I'm not super familiar with the French films of the 1930s, the era of poetic realism. Sometimes films from different periods and cultures can intimidate when you read about them because other people have so much more familiarity with them.
This is apparently one of the better known movies from the time. It was made by Jacques Feyder who directed some English language films including Knight Without Aarmoud..
Pierre Richard-Willm plays a playboy who lives beyond his means while romancing Marie Bell.

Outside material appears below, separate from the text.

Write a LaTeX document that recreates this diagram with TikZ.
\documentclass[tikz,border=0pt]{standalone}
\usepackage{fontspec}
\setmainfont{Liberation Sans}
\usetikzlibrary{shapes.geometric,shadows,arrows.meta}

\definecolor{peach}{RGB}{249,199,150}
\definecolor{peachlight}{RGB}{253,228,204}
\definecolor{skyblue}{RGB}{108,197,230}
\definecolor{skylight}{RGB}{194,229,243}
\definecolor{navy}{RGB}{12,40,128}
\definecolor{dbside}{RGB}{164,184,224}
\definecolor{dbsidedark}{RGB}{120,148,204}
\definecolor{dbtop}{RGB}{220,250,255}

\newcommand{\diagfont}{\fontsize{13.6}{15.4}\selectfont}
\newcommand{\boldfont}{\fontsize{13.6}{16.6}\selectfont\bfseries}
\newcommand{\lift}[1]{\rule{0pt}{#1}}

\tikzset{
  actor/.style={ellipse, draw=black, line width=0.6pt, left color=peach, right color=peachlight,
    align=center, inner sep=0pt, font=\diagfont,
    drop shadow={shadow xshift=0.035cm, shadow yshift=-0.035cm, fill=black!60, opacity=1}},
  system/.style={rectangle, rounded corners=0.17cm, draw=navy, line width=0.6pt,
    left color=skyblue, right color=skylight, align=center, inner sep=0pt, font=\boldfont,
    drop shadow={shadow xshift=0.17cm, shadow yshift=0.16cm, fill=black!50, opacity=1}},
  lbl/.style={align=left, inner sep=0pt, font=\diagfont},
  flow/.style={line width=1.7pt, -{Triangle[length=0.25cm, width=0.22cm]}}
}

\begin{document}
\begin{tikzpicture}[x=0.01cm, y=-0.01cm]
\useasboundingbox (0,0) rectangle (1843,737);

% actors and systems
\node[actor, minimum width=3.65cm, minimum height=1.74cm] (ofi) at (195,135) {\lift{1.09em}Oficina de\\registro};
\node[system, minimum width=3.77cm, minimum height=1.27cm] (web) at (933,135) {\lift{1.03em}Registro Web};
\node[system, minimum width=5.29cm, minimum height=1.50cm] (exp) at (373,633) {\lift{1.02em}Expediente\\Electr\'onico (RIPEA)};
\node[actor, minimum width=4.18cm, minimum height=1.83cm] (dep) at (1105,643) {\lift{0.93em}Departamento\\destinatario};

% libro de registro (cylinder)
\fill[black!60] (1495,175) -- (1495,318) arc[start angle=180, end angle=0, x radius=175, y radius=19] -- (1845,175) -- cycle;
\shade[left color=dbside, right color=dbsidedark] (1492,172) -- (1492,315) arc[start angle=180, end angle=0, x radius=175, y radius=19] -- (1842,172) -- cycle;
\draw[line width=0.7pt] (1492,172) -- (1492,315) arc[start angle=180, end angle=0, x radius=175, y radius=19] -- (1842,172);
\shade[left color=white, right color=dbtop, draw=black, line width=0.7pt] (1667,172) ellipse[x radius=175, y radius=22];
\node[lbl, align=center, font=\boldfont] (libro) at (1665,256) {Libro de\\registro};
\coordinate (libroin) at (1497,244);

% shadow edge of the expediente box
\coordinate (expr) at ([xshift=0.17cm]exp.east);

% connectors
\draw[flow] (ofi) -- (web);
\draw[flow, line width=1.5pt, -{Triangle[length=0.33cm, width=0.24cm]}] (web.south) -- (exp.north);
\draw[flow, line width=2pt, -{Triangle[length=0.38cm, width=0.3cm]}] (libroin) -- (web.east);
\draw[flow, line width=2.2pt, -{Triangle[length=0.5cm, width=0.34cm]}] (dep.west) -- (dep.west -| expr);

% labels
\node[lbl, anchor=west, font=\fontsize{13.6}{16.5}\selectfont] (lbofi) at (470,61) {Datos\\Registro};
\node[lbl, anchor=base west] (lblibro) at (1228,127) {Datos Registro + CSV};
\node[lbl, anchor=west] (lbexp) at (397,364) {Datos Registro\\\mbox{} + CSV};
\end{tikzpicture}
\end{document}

He winds up embezzling, getting busted, and his family tell him he has to hot tail it to the colonies in disgrace (I thought this was a British thing but clearly it happened in France too.... what happens now without colonies to cover up scandals?) Willm's romance with Bell is cynically depicted at the star - she won't go with him basically because he won't have any money.

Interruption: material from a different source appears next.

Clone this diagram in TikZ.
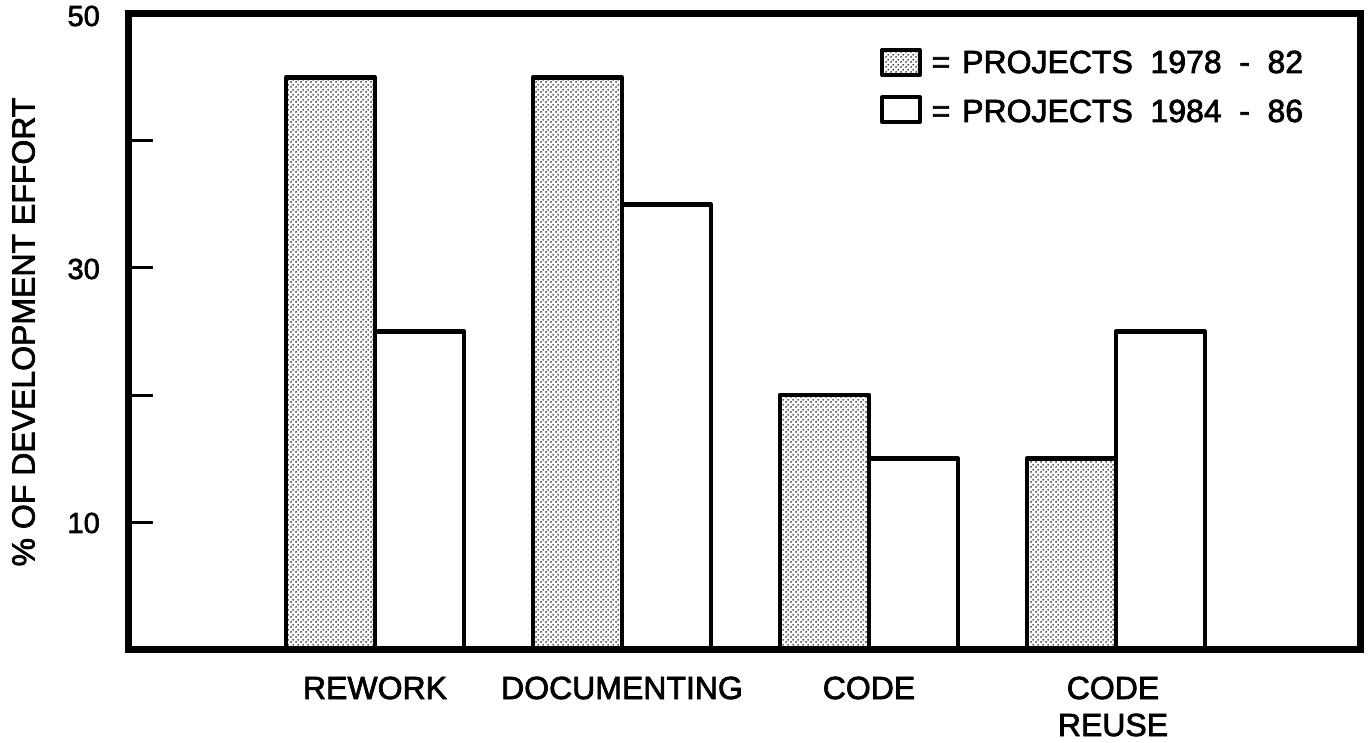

He runs off to the Foreign Legion, and meets a prostitute, who practically has "I am a tragic figure" tattooed across her forehead.He tries to turn her into a version of his old love. He winds up killing a barman, they cover it up, he comes into money, runs into his ex... it's pretty soapie, i.e. melodramatic, but effective.
The photography is gorgeous, the acting very fine, the story moves ahead with decent twists and turns. The female characters are either tragic hookers or shallow mistresses or jovial but tragic bartenders; the men are tormented by the women but would rather hang out with other men.